Moral Imaginations was approached in September 2020 by the Onion Collective, a local social enterprise, after they saw The Impossible Train Story and resonated with the story and approach. Onion Collective was planning to write a collective book on community ‘attachment’ economics and their dream was to include written pieces from the local community. The chapters from the local community would communicate the things that really matter to them — that need to be placed at the heart of a new economy. They were looking for a process to support the community imagining to explore economic futures for Watchet.
Moral Imaginations designed an immersive imagination journey called a Moral Imagining Lab that would support 30 community members to vision an alternative economy for Watchet.
Moral Imaginations designed an immersive imagination journey called a Moral Imagining Lab that would support 30 community members to vision an alternative economy for Watchet.
The week-long imagination lab would be delivered virtually, with community members supported to participate using Zoom and Google Docs and given onboarding support as part of the process. The idea was to use our experience of working with narrative design, collective imagination and embodied cognition to offer a journey that would be transformative for the community and support them to access their deepest imaginations through a state of pressure-free exploration and psychological safety.
What happened in the Imagining Lab?
Over the five days of the lab, we worked with 30 community members to explore the future, connect to the past and make sense of what a new identity for Watchet in the 21st century.
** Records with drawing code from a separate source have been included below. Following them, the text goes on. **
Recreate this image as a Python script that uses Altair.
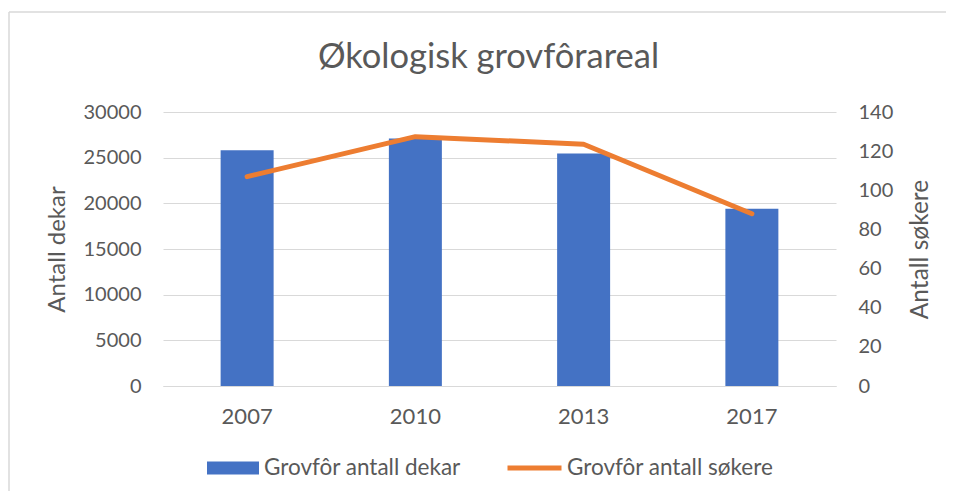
import altair as alt
import pandas as pd

years = ["2007", "2010", "2013", "2017"]
dekar = [25800, 27100, 25450, 19400]
sokere = [107, 127.4, 123.5, 88]
series_bar = "Grovfôr antall dekar"
series_line = "Grovfôr antall søkere"
left_ticks = [0, 5000, 10000, 15000, 20000, 25000, 30000]
right_ticks = [0, 20, 40, 60, 80, 100, 120, 140]

df = pd.DataFrame({
    "year": years,
    "dekar": dekar,
    "sokere": sokere,
    "s1": [series_bar] * len(years),
    "s2": [series_line] * len(years),
})

FONT = "Lato"
GREY = "#595959"
GRID = "#d9d9d9"
W, H = 673, 274

x_enc = alt.X(
    "year:N", sort=years, title=None,
    scale=alt.Scale(paddingInner=0.685, paddingOuter=0.3425),
    axis=alt.Axis(labelAngle=0, labelFontSize=22, labelColor=GREY, labelFont=FONT,
                  labelPadding=20, ticks=False, tickSize=0, domainColor=GRID,
                  domainWidth=1, grid=False),
)

bars = alt.Chart(df).mark_bar().encode(
    x=x_enc,
    y=alt.Y("dekar:Q", scale=alt.Scale(domain=[0, 30000], nice=False),
            axis=alt.Axis(values=left_ticks, format="d", orient="left", title="Antall dekar",
                          grid=True, gridColor=GRID, gridWidth=1, domain=False,
                          ticks=False, tickSize=0, labelPadding=22, labelFontSize=20,
                          labelFont=FONT, labelColor=GREY,
                          titleX=-106, titleY=H / 2, titleAngle=270,
                          titleBaseline="middle", titleAlign="center",
                          titleFontSize=24, titleFont=FONT, titleColor=GREY,
                          titleFontWeight="normal")),
    color=alt.Color("s1:N", scale=alt.Scale(range=["#4472C4"]),
                    legend=alt.Legend(title=None, orient="none", legendX=43, legendY=329,
                                      symbolType="M-1,-0.25H1V0.25H-1Z", symbolSize=2704,
                                      symbolOpacity=1, labelFontSize=22.5, labelFont=FONT,
                                      labelColor=GREY, labelOffset=4, labelLimit=400,
                                      padding=0)),
)

line = alt.Chart(df).mark_line(strokeWidth=5, strokeCap="round", strokeJoin="round").encode(
    x=x_enc,
    y=alt.Y("sokere:Q", scale=alt.Scale(domain=[0, 140], nice=False),
            axis=alt.Axis(values=right_ticks, format="d", orient="right", title="Antall søkere",
                          grid=False, domain=False, ticks=False, tickSize=0,
                          labelPadding=22, labelFontSize=20, labelFont=FONT,
                          labelColor=GREY,
                          titleX=84, titleY=H / 2, titleAngle=270,
                          titleBaseline="middle", titleAlign="center",
                          titleFontSize=24.5, titleFont=FONT, titleColor=GREY,
                          titleFontWeight="normal")),
    color=alt.Color("s2:N", scale=alt.Scale(range=["#ED7D31"]),
                    legend=alt.Legend(title=None, orient="none", legendX=342, legendY=326.5,
                                      symbolType="stroke", symbolSize=2916,
                                      symbolStrokeWidth=5, labelFontSize=22.5,
                                      labelFont=FONT, labelColor=GREY, labelOffset=3,
                                      labelLimit=400, padding=0)),
)

frame = pd.DataFrame({"k": [0]})
top_border = alt.Chart(frame).mark_rule(color=GRID, strokeWidth=1.5).encode(
    x=alt.value(-154), x2=alt.value(783), y=alt.value(-100))
left_border = alt.Chart(frame).mark_rule(color=GRID, strokeWidth=1.5).encode(
    x=alt.value(-154), y=alt.value(-100), y2=alt.value(379))

chart = alt.layer(top_border, left_border, bars, line).resolve_scale(
    y="independent", color="independent"
).properties(
    width=W, height=H,
    autosize=alt.AutoSizeParams(type="none"),
    padding={"left": 155, "top": 104, "right": 110, "bottom": 105},
    title=alt.TitleParams("Økologisk grovfôrareal", fontSize=34.5, font=FONT, color=GREY,
                          fontWeight="normal", anchor="middle", offset=-64, dx=-11),
).configure_view(stroke=None)

chart.save("out.html", embed_options={"renderer": "svg", "actions": False})
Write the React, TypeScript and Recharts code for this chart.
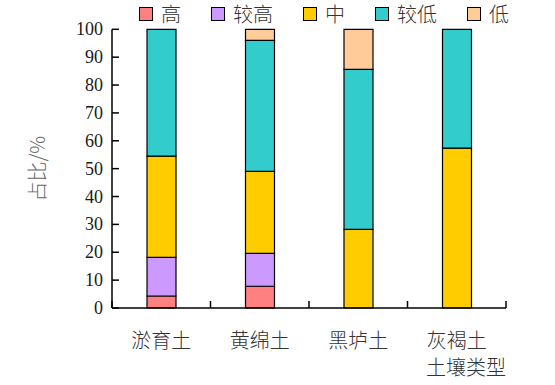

We worked with metaphor, story, collective imagining practice and deep reflection to generate shared visions, images, shared metaphors and language. This was then followed by a weekly reflection session for eight weeks following the Lab, to integrate the shifts in awareness and work with the images, metaphors, questions and inquiries that emerged.
There were five stages to the lab, based on our core Moral Imaginations Framework:
Opening the Portal (through the Impossible Train Story in the context of a new economy for Watchet)
More-than-human World (exploring more than human perspectives)
Future Generations (exploring a future generation perspective)
Connecting with Ancestors (exploring a connection to ancestors and place)
Closing and Celebration (showcasing the artwork and collective imaginations)
Through a team of 4 co-facilitators, an artist and graphic facilitator, we delivered an experiential journey that was carefully and rigorously designed based on our methods and approaches, and also adaptive and emergent based on the needs of the participants.
What was the outcome?
Over the four days, through a digital scrapbook, the community collectively created 121 pages of poetry, images, prose, future visions and speculative fiction, articulating their new-found motivation, hope and sense of possibility for the future. As part of our approach we also worked with community members to produce a shared immersive audio piece which captured the collective creativity of the group, creating a collective poem from the More-than-human Day of the Imagination Lab.
The community continued to host their own, self-organised imagination sessions (which we supported with our materials) after the end of the live Imagination Lab. This continued for six months with continuing enthusiasm and creativity, which was perhaps the most transformative aspect of the intervention.
Community members created new artworks, poetry, drawings and even songs and continued to record, share and express creativity in the 6 months following the lab. It’s as if the 5 day Imagination Lab liberated the community’s imaginations and visions and gave them the permission and confidence to keep creating, long after the lab was over.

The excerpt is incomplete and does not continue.